One would be hard pressed to find a contemporary musical that’s more engaging than Diana The Musical. This is written without a trace of irony. Twenty-four years after her shocking death in a Paris tunnel, she remains a fascinating, beloved, and celebrated figure. Look no further than The Crown, or to the new film Spencer starring Kristin Stewart in the title role. There’s also a wide catalog of documentaries sure to satisfy bonafide Anglophiles.
Now, Joe DiPietro (book writer and lyricist) and David Bryan (composer and lyricist) have set melody to the Monarchy with their own spin on the derailed fairy tale—and it’s so much more engaging than one might imagine.
But wait…. didn’t Netflix release a film of this same stage version a month before it reopened on Broadway? Wasn’t it met with reviews rivaling the savagery of 2019’s Cats musical? Weren’t critics ready to rip hell into this production too?
The answer to all? Yes!
Why? It seems that the overall problem was—and still is—inconsistency. Although it is well researched and many of the events are factual, the musical’s lyrics and dialogue switch unintentionally between sincerity and camp. Consequently, it has a hard time finding its tone. Then again, so did the actual Diana, Princess of Wales. We still adored her, didn’t we?
Jeanna De Waal is positively stunning as the seemingly meek Kindergarten helper turned savvy media darling. De Waal delivers a thrilling, mesmerizing performance with plenty of opportunities for her glorious voice to shine.
Roe Hartrampf and Erin Davie as Prince Charles and Camilla (respectively) add a hefty dose of antagonism. Broadway favorite (and Tony winner) Judy Kaye as the Queen brings assuredness and stoicism to the proceedings. Her touching ballad, “An Officer’s Wife” is infused with warmth and reflective introspection about her truly unique role in the world. In a dual role as romance novelist Barbara Cartland, she offers some kooky, Dame Edna energy.
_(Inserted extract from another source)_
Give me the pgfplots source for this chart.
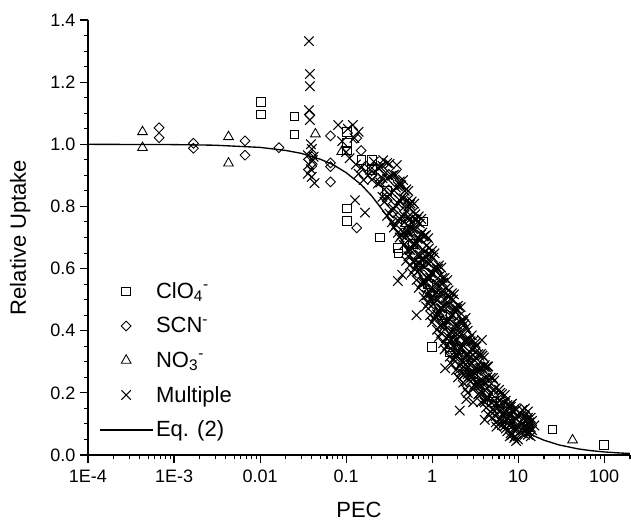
\documentclass[border=0pt]{standalone}
\usepackage{fontspec}
\setmainfont{Liberation Sans}
\usepackage{pgfplots}
\pgfplotsset{compat=1.18}
\newcommand{\ionlab}[2]{#1\textsubscript{#2}\textsuperscript{-}}
\begin{document}
\begin{tikzpicture}
\begin{axis}[
  scale only axis, width=406.5pt, height=326.25pt,
  xmode=log, xmin=1e-4, xmax=200, ymin=0, ymax=1.4,
  axis lines=left, axis line style={-, line width=0.9pt, black},
  tick align=outside, major tick length=6pt, minor tick length=3.3pt,
  every tick/.style={line width=0.8pt, black},
  xtick={1e-4,1e-3,0.01,0.1,1,10,100},
  xticklabels={1E-4,1E-3,0.01,0.1,1,10,100},
  minor xtick={2e-4,3e-4,4e-4,5e-4,6e-4,7e-4,8e-4,9e-4,
    2e-3,3e-3,4e-3,5e-3,6e-3,7e-3,8e-3,9e-3,
    0.02,0.03,0.04,0.05,0.06,0.07,0.08,0.09,
    0.2,0.3,0.4,0.5,0.6,0.7,0.8,0.9,
    2,3,4,5,6,7,8,9,20,30,40,50,60,70,80,90,200},
  ytick={0,0.2,0.4,0.6,0.8,1.0,1.2,1.4},
  yticklabels={0.0,0.2,0.4,0.6,0.8,1.0,1.2,1.4},
  minor y tick num=3,
  ticklabel style={font=\fontsize{13.5}{15}\selectfont},
  yticklabel shift=0pt, xticklabel shift=2pt,
  label style={font=\fontsize{16.5}{19}\selectfont},
  xlabel={PEC}, ylabel={Relative Uptake},
  ylabel style={yshift=8pt}, xlabel style={yshift=-7.5pt},
  legend cell align=left,
  legend style={draw=none, fill=none, at={(rel axis cs:0,0.024)}, anchor=south west, xshift=5pt,
    font=\fontsize{16.5}{19}\selectfont, row sep=8.75pt},
  legend image code/.code={\draw[mark repeat=2,mark phase=2,#1] plot coordinates {(0cm,0cm) (0.7cm,0cm) (1.4cm,0cm)};},
  after end axis/.code={\coordinate (LL) at (rel axis cs:0,0); \coordinate (UR) at (rel axis cs:1,1);},
]
% ClO4-
\addplot[only marks, mark=square, mark size=3.2pt, line width=0.65pt, black] coordinates {
(0.0102,1.137)(0.0102,1.096)(0.025,1.089)(0.025,1.032)(0.102,1.04)(0.102,1.004)(0.102,0.98)
(0.102,0.794)(0.102,0.754)(0.20,0.949)(0.20,0.917)(0.249,0.70)(0.40,0.666)(0.406,0.649)
(0.79,0.751)(1.0,0.347)(1.62,0.347)(1.62,0.33)(25,0.083)(100,0.033)
(0.5,0.75)(0.6,0.68)(0.7,0.62)(0.9,0.55)(1.3,0.45)(2,0.34)(3,0.26)(5,0.17)(8,0.10)(13,0.09)
(0.3,0.85)(0.15,0.95)};
\addlegendentry{\ionlab{ClO}{4}}
% SCN-
\addplot[only marks, mark=square, mark size=2.6pt, mark options={rotate=45}, line width=0.65pt, black] coordinates {
(6.7e-4,1.053)(6.7e-4,1.021)(1.68e-3,1.003)(1.68e-3,0.987)(6.7e-3,1.011)(6.7e-3,0.965)
(0.0166,0.989)(0.038,1.094)(0.066,1.027)(0.066,0.928)(0.066,0.879)(0.066,0.94)(0.133,1.02)
(0.133,0.731)(0.04,0.93)(0.04,0.96)(0.15,0.98)(0.17,0.93)(0.2,0.90)(0.25,0.88)(0.3,0.82)
(0.35,0.78)(0.55,0.68)(0.8,0.58)(1.2,0.45)(2.1,0.26)(2.3,0.24)(2.5,0.29)(3.5,0.23)(7,0.12)};
\addlegendentry{SCN\textsuperscript{-}}
% NO3-
\addplot[only marks, mark=triangle, mark size=4.2pt, line width=0.65pt, black] coordinates {
(4.3e-4,1.040)(4.3e-4,0.989)(4.3e-3,1.024)(4.3e-3,0.939)(0.044,1.033)(0.089,0.976)
(0.5,0.72)(0.87,0.52)(1.0,0.52)(43,0.048)};
\addlegendentry{\ionlab{NO}{3}}
% Multiple
\addplot[only marks, mark=x, mark size=5pt, line width=0.8pt, black] coordinates {
(0.037,1.332)(0.038,1.226)(0.038,1.187)(0.037,1.110)(0.038,1.078)(0.039,1.00)(0.040,0.985)
(0.036,0.965)(0.041,0.95)(0.037,0.935)(0.039,0.92)(0.036,0.905)(0.040,0.895)(0.043,0.875)(0.042,0.96)
(0.081,1.062)(0.12,1.062)(0.09,1.01)(0.1,0.975)(0.11,0.955)(0.13,0.935)(0.14,0.905)(0.15,0.925)
(0.16,0.885)(0.125,1.02)(0.14,1.04)(0.105,1.05)(0.166,0.78)(0.127,0.82)(0.39,0.933)(0.42,0.88)
(0.27,0.949)(0.46,0.885)(0.40,0.56)(0.45,0.58)(0.66,0.45)
(1.42,0.279)(2.1,0.143)(4.1,0.113)(3.8,0.37)(2.5,0.18)(2.6,0.20)(3.0,0.17)(5.6,0.091)(5.0,0.12)(5.5,0.105)
(0.18,0.90)(0.19,0.918)(0.2,0.886)(0.21,0.944)(0.22,0.912)(0.235,0.874)(0.235,0.924)
(0.25,0.877)(0.25,0.927)(0.265,0.831)(0.265,0.891)(0.265,0.931)(0.28,0.815)(0.28,0.855)(0.28,0.905)
(0.3,0.77)(0.3,0.83)(0.3,0.89)(0.3,0.94)(0.32,0.777)(0.32,0.837)(0.32,0.897)(0.32,0.937)
(0.34,0.749)(0.34,0.789)(0.34,0.844)(0.34,0.899)(0.36,0.732)(0.36,0.792)(0.36,0.852)(0.36,0.902)
(0.38,0.741)(0.38,0.801)(0.38,0.861)(0.38,0.901)(0.40,0.715)(0.40,0.755)(0.40,0.81)(0.40,0.865)
(0.42,0.70)(0.42,0.76)(0.42,0.82)(0.42,0.87)(0.44,0.708)(0.44,0.768)(0.44,0.828)(0.44,0.868)
(0.47,0.676)(0.47,0.716)(0.47,0.771)(0.47,0.826)
(0.50,0.625)(0.50,0.705)(0.50,0.785)(0.50,0.855)(0.53,0.64)(0.53,0.72)(0.53,0.80)(0.53,0.85)
(0.55,0.61)(0.55,0.66)(0.55,0.73)(0.55,0.805)(0.58,0.586)(0.58,0.666)(0.58,0.746)(0.58,0.816)
(0.62,0.599)(0.62,0.679)(0.62,0.759)(0.62,0.809)(0.66,0.563)(0.66,0.613)(0.66,0.683)(0.66,0.758)
(0.70,0.538)(0.70,0.618)(0.70,0.698)(0.70,0.768)(0.75,0.55)(0.75,0.63)(0.75,0.71)(0.75,0.76)
(0.80,0.508)(0.80,0.558)(0.80,0.628)(0.80,0.703)(0.85,0.478)(0.85,0.558)(0.85,0.638)(0.85,0.708)
(0.90,0.488)(0.90,0.568)(0.90,0.648)(0.90,0.698)(0.95,0.45)(0.95,0.50)(0.95,0.57)(0.95,0.645)
(1.0,0.427)(1.0,0.507)(1.0,0.587)(1.0,0.657)(1.07,0.439)(1.07,0.519)(1.07,0.599)(1.07,0.649)
(1.14,0.403)(1.14,0.453)(1.14,0.523)(1.14,0.598)(1.2,0.38)(1.2,0.46)(1.2,0.54)(1.2,0.61)
(1.28,0.393)(1.28,0.473)(1.28,0.553)(1.28,0.603)(1.35,0.36)(1.35,0.41)(1.35,0.48)(1.35,0.555)
(1.4,0.34)(1.4,0.42)(1.4,0.50)(1.4,0.57)(1.5,0.353)(1.5,0.433)(1.5,0.513)(1.5,0.563)
(1.6,0.316)(1.6,0.366)(1.6,0.436)(1.6,0.511)(1.7,0.291)(1.7,0.371)(1.7,0.451)(1.7,0.521)
(1.8,0.307)(1.8,0.387)(1.8,0.467)(1.8,0.517)(1.9,0.273)(1.9,0.323)(1.9,0.393)(1.9,0.468)
(2.0,0.25)(2.0,0.33)(2.0,0.41)(2.0,0.48)(2.15,0.266)(2.15,0.346)(2.15,0.426)(2.15,0.476)
(2.3,0.233)(2.3,0.283)(2.3,0.353)(2.3,0.428)(2.45,0.211)(2.45,0.291)(2.45,0.371)(2.45,0.441)
(2.6,0.26)(2.6,0.32)(2.6,0.37)(2.6,0.40)(2.8,0.236)(2.8,0.266)(2.8,0.316)(2.8,0.366)
(3.0,0.212)(3.0,0.267)(3.0,0.322)(3.0,0.367)(3.2,0.22)(3.2,0.28)(3.2,0.33)(3.2,0.36)
(3.45,0.195)(3.45,0.225)(3.45,0.275)(3.45,0.325)(3.7,0.17)(3.7,0.225)(3.7,0.28)(3.7,0.325)
(4.0,0.174)(4.0,0.234)(4.0,0.284)(4.0,0.314)(4.25,0.152)(4.25,0.182)(4.25,0.232)(4.25,0.282)
(4.5,0.13)(4.5,0.185)(4.5,0.24)(4.5,0.285)
(4.8,0.139)(4.8,0.199)(4.8,0.249)(5.1,0.148)(5.1,0.208)(5.1,0.248)(5.5,0.125)(5.5,0.165)(5.5,0.215)
(6.0,0.10)(6.0,0.16)(6.0,0.21)
(6.5,0.096)(6.5,0.131)(6.5,0.166)(6.5,0.196)(7.0,0.093)(7.0,0.133)(7.0,0.168)(7.0,0.193)
(7.5,0.076)(7.5,0.101)(7.5,0.131)(7.5,0.161)(8.0,0.06)(8.0,0.095)(8.0,0.13)(8.0,0.16)
(8.5,0.065)(8.5,0.105)(8.5,0.14)(8.5,0.165)(9.0,0.055)(9.0,0.08)(9.0,0.11)(9.0,0.14)
(9.5,0.045)(9.5,0.08)(9.5,0.115)(9.5,0.145)(10,0.05)(10,0.09)(10,0.125)
(11,0.07)(11,0.10)(11,0.13)(11.5,0.085)(11.5,0.115)(12,0.065)(12,0.095)(12,0.125)(12,0.15)
(12.5,0.08)(12.5,0.11)(13,0.065)(13,0.09)(13,0.12)(13,0.14)(13.5,0.075)(13.5,0.105)
(14,0.06)(14,0.09)(14,0.12)(14.5,0.08)(14.5,0.11)(15.5,0.095)(11.2,0.145)
(0.52,0.66)(0.52,0.715)(0.52,0.765)(0.52,0.82)(0.6,0.622)(0.6,0.677)(0.6,0.727)(0.6,0.782)
(0.68,0.59)(0.68,0.645)(0.68,0.695)(0.68,0.75)(0.77,0.556)(0.77,0.611)(0.77,0.661)(0.77,0.716)
(0.87,0.515)(0.87,0.57)(0.87,0.62)(0.87,0.675)(0.97,0.48)(0.97,0.535)(0.97,0.585)(0.97,0.64)
(1.1,0.447)(1.1,0.502)(1.1,0.552)(1.1,0.607)(1.24,0.417)(1.24,0.472)(1.24,0.522)(1.24,0.577)
(1.45,0.377)(1.45,0.432)(1.45,0.482)(1.45,0.537)(1.65,0.343)(1.65,0.398)(1.65,0.448)(1.65,0.503)
(1.85,0.315)(1.85,0.37)(1.85,0.42)(1.85,0.475)(2.07,0.288)(2.07,0.343)(2.07,0.393)(2.07,0.448)
(2.38,0.261)(2.38,0.316)(2.38,0.366)(2.38,0.421)(2.7,0.253)(2.7,0.293)(2.7,0.333)(2.7,0.373)
(3.1,0.226)(3.1,0.266)(3.1,0.306)(3.1,0.346)(3.55,0.199)(3.55,0.239)(3.55,0.279)(3.55,0.319)
(4.1,0.169)(4.1,0.209)(4.1,0.249)(4.1,0.289)
(0.48,0.70)(0.48,0.75)(0.48,0.80)(0.48,0.85)(0.56,0.66)(0.56,0.71)(0.56,0.76)(0.56,0.81)
(0.64,0.625)(0.64,0.675)(0.64,0.725)(0.64,0.775)(0.72,0.595)(0.72,0.645)(0.72,0.695)(0.72,0.745)
(0.82,0.555)(0.82,0.605)(0.82,0.655)(0.82,0.705)(0.92,0.515)(0.92,0.565)(0.92,0.615)(0.92,0.665)
(1.03,0.485)(1.03,0.535)(1.03,0.585)(1.03,0.635)(1.17,0.45)(1.17,0.50)(1.17,0.55)(1.17,0.60)
(1.32,0.42)(1.32,0.47)(1.32,0.52)(1.32,0.57)(1.55,0.38)(1.55,0.43)(1.55,0.48)(1.55,0.53)
(1.75,0.35)(1.75,0.40)(1.75,0.45)(1.75,0.50)(1.95,0.32)(1.95,0.37)(1.95,0.42)(1.95,0.47)
(2.22,0.30)(2.22,0.345)(2.22,0.39)(2.22,0.435)(2.5,0.275)(2.5,0.32)(2.5,0.365)(2.5,0.41)
(2.9,0.25)(2.9,0.295)(2.9,0.34)(2.9,0.385)(3.3,0.23)(3.3,0.27)(3.3,0.31)(3.3,0.35)
(3.85,0.20)(3.85,0.24)(3.85,0.28)(3.85,0.32)(4.4,0.18)(4.4,0.215)(4.4,0.25)(4.4,0.285)
(5.3,0.14)(5.3,0.175)(5.3,0.21)(5.3,0.24)(6.2,0.115)(6.2,0.145)(6.2,0.175)(6.2,0.20)
(7.2,0.085)(7.2,0.115)(7.2,0.145)(7.2,0.175)(8.2,0.07)(8.2,0.10)(8.2,0.13)(8.2,0.155)
(9.2,0.06)(9.2,0.09)(9.2,0.12)(9.2,0.15)};
\addlegendentry{Multiple}
% Eq. (2)
\addplot[no marks, line width=1pt, black] coordinates {
(1e-4,0.9999)(1e-3,0.999)(0.003,0.997)(0.01,0.990)(0.02,0.980)(0.03,0.971)(0.05,0.952)
(0.07,0.935)(0.1,0.909)(0.15,0.870)(0.2,0.833)(0.3,0.769)(0.4,0.714)(0.5,0.667)(0.7,0.588)
(1,0.5)(1.5,0.4)(2,0.333)(3,0.25)(4,0.2)(5,0.167)(7,0.125)(10,0.0909)(15,0.0625)(20,0.0476)
(30,0.0323)(50,0.0196)(70,0.0141)(100,0.0099)(150,0.0066)(200,0.005)};
\addlegendentry{Eq. (2)}
\end{axis}
\pgfresetboundingbox
\path ([shift={(-66pt,-49.5pt)}]LL) rectangle ([shift={(0.75pt,15pt)}]UR);
\end{tikzpicture}
\end{document}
Bryan is no newbie to musical stage composition. He took home the Tony Award for best score in 2010 for Memphis and wrote the infectious score for the Off-Broadway hit comedy, The Toxic Avenger. As a founding member of Bon Jovi, his influence there gives Diana a well suited, catchy eighties rock pulse.
David Zinn’s beautiful set is opulent and lighting designer Natasha Katz floods the stage with stylish hues of pink and blue.
William Ivey Long’s costumes are the real stand-out here. So much in fact that a sexy, revenge-laden dress gets an entire song. One by one, each outfit is met with raves and applause.
Let’s be absolutely clear: This is not high-brow Broadway material. Still, director Christopher Ashley manages to bring dignity and humanity to the people’s princess. Walk into this show scrutinizing every detail and you’re sure to be dissatisfied. Walk in seeking escapism and frivolity and you’re in for a delicious night.